2. Navigation and pathway

Depending on the length of your page, aim to make sure that navigation options are visible to your user at all times. A back to top button would be especially handy for long content pages when viewed on mobile devices.

Consider sticky navigation that allows users to jump in and out of a page when looking for information. As each web page on your website serves a specific purpose, think about what you want your users to do once they’ve reached the end of your page.

For example, if you want them to contact you, be sure to place a CTA not just above the fold but also at the end of your page. If you have a long article page, consider options for your users to navigate to the previous and next article without constantly having to return to the listing page.


The Invision website uses a sticky navigation bar that stays in view on long pages.


3. User tests and feedback

It’s difficult to get content right the first try so it’s always worth collecting feedback from your users once your website has gone live. The key goal is to ensure that your content is communicated clearly and is easily understood by your audience.

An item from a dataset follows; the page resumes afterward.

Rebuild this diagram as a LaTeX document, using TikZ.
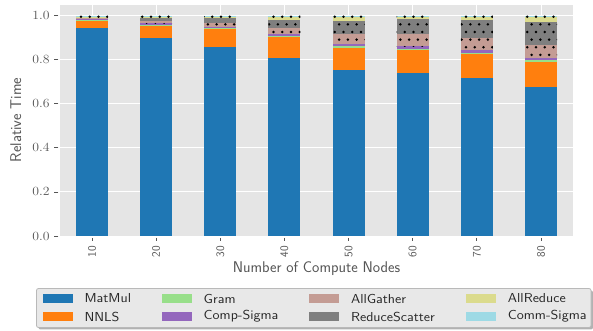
\documentclass[tikz,border=0pt]{standalone}
\usepackage{fontspec}
\usepackage{tikz}

\definecolor{cMatMul}{HTML}{1F77B4}
\definecolor{cNNLS}{HTML}{FF7F0E}
\definecolor{cGram}{HTML}{98DF8A}
\definecolor{cCompSigma}{HTML}{9467BD}
\definecolor{cAllGather}{HTML}{C49C94}
\definecolor{cReduceScatter}{HTML}{7F7F7F}
\definecolor{cAllReduce}{HTML}{DBDB8D}
\definecolor{cCommSigma}{HTML}{9EDAE5}
\definecolor{panelbg}{HTML}{E5E5E5}
\definecolor{ticktext}{HTML}{555555}
\definecolor{legendbg}{HTML}{E8E8E8}

\tikzset{
  gridline/.style={white, line width=0.9pt},
  tickmark/.style={ticktext, line width=0.8pt},
  yticklabel/.style={text=ticktext, inner sep=0pt, xscale=1.1,
    font=\fontsize{12.5}{15}\selectfont},
  xticklabel/.style={text=ticktext, inner sep=0pt,
    font=\sffamily\fontsize{11.5}{14}\selectfont},
  axislabel/.style={text=ticktext, inner sep=0pt,
    font=\sffamily\fontsize{15.5}{18}\selectfont},
  legendtext/.style={text=black!85, inner sep=0pt, anchor=west, xscale=1.1,
    font=\sffamily\fontsize{13}{15}\selectfont},
}

\begin{document}
\begin{tikzpicture}[x=1pt,y=1pt]
\useasboundingbox[fill=white] (0,0) rectangle (593,331);

% Axes (one unit = one bar step, one unit = relative time 1)
\begin{scope}[shift={(92pt,95pt)}, x=64.14pt, y=220.3pt]
% Panel
\fill[panelbg] (-0.5,0) rectangle (7.5,1.05);

% Grid
\foreach \v in {0.2,0.4,0.6,0.8,1.0} {
    \draw[gridline] (-0.5,\v) -- (7.5,\v);
}
\foreach \i in {0,...,7} {
    \draw[gridline] (\i,0) -- (\i,1.05);
}

% Stacked bars: MatMul/NNLS/Gram/Comp-Sigma/AllGather/ReduceScatter/AllReduce, Comm-Sigma up to 1
\foreach \i/\va/\vb/\vc/\vd/\ve/\vf/\vg in {
    0/0.946/0.031/0.003/0.004/0.005/0.005/0.002,
    1/0.900/0.055/0.003/0.008/0.009/0.015/0.003,
    2/0.859/0.081/0.002/0.007/0.018/0.023/0.004,
    3/0.809/0.096/0.004/0.009/0.028/0.036/0.011,
    4/0.755/0.100/0.009/0.009/0.044/0.060/0.015,
    5/0.740/0.106/0.004/0.012/0.056/0.068/0.007,
    6/0.717/0.111/0.004/0.012/0.056/0.082/0.011,
    7/0.675/0.116/0.008/0.009/0.059/0.106/0.020} {
    \pgfmathsetmacro\ta{\va}
    \pgfmathsetmacro\tb{\ta+\vb}
    \pgfmathsetmacro\tc{\tb+\vc}
    \pgfmathsetmacro\td{\tc+\vd}
    \pgfmathsetmacro\te{\td+\ve}
    \pgfmathsetmacro\tf{\te+\vf}
    \pgfmathsetmacro\tg{\tf+\vg}
    \fill[cMatMul] (\i-0.25,0) rectangle (\i+0.25,\ta);
    \fill[cNNLS] (\i-0.25,\ta) rectangle (\i+0.25,\tb);
    \fill[cGram] (\i-0.25,\tb) rectangle (\i+0.25,\tc);
    \fill[cCompSigma] (\i-0.25,\tc) rectangle (\i+0.25,\td);
    \fill[cAllGather] (\i-0.25,\td) rectangle (\i+0.25,\te);
    \fill[cReduceScatter] (\i-0.25,\te) rectangle (\i+0.25,\tf);
    \fill[cAllReduce] (\i-0.25,\tf) rectangle (\i+0.25,\tg);
    \fill[cCommSigma] (\i-0.25,\tg) rectangle (\i+0.25,1);
    % dot hatch on the communication parts
    \begin{scope}
        \clip (\i-0.25,\td) rectangle (\i+0.25,1);
        \pgfmathtruncatemacro\mlo{floor((\i-0.4+0.1715)/0.13642)}
        \foreach \k in {0,...,6} {
            \foreach \m in {0,...,6} {
                \pgfmathsetmacro\xd{-0.1715+0.13642*(\mlo+\m)+0.06821*mod(\k,2)}
                \fill[black] (\xd,0.99546-0.034725*\k) circle (1.4pt);
            }
        }
    \end{scope}
}

% Ticks and tick labels
\foreach \v/\t [count=\n] in {0/0.0,0.2/0.2,0.4/0.4,0.6/0.6,0.8/0.8,1/1.0} {
    \draw[tickmark] (-0.5,\v) ++(-1.5pt,0) -- ++(-4pt,0);
    \node[yticklabel, anchor=east] (ytick\n) at ([xshift=-10pt]-0.5,\v) {\t};
}
\foreach \i/\t in {0/10,1/20,2/30,3/40,4/50,5/60,6/70,7/80} {
    \draw[tickmark] (\i,0) ++(0,-2pt) -- ++(0,-3pt);
    \node[xticklabel, rotate=90, anchor=east] (xtick\i) at ([yshift=-10pt]\i,0) {\t};
}

% Axis labels
\node[axislabel] (xlabel) at ([yshift=-32.5pt]3.5,0) {Number of Compute Nodes};
\node[axislabel, rotate=90] (ylabel) at ([xshift=-44.2pt]-0.5,0.5266) {Relative Time};
\end{scope}

% Legend
\fill[black, opacity=0.3, rounded corners=2pt] (38.5,1.5) rectangle (593,40.5);
\draw[legendbg!55!gray, fill=legendbg, rounded corners=2pt, line width=0.8pt] (36.5,3.5) rectangle (591,42.5);
\foreach \name/\col/\x/\y [count=\n] in {
    MatMul/cMatMul/42.9/32.5, NNLS/cNNLS/42.9/14.5,
    Gram/cGram/162.1/32.5, Comp-Sigma/cCompSigma/162.1/14.5,
    AllGather/cAllGather/309.4/32.5, ReduceScatter/cReduceScatter/309.4/14.5,
    AllReduce/cAllReduce/466.3/32.5, Comm-Sigma/cCommSigma/466.3/14.5} {
    \fill[\col] (\x,\y-4.5) rectangle ++(29.6,9);
    \node[legendtext] (leg\n) at (\x+41.4,\y) {\name};
}
\end{tikzpicture}
\end{document}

User interviews and moderated sessions are useful research methods that we recommend using to collect feedback from your users. It is also important to make sure that the participants that you recruit for these sessions are representative of your user population.

Scrolling is here to stay

People are well versed with the act of scrolling today and are doing so more than they have in the past. While page length and visual design are important items to consider when creating a web page, content prioritisation is just as important. If users find your content relevant and engaging, they won’t necessarily mind the length of the scroll.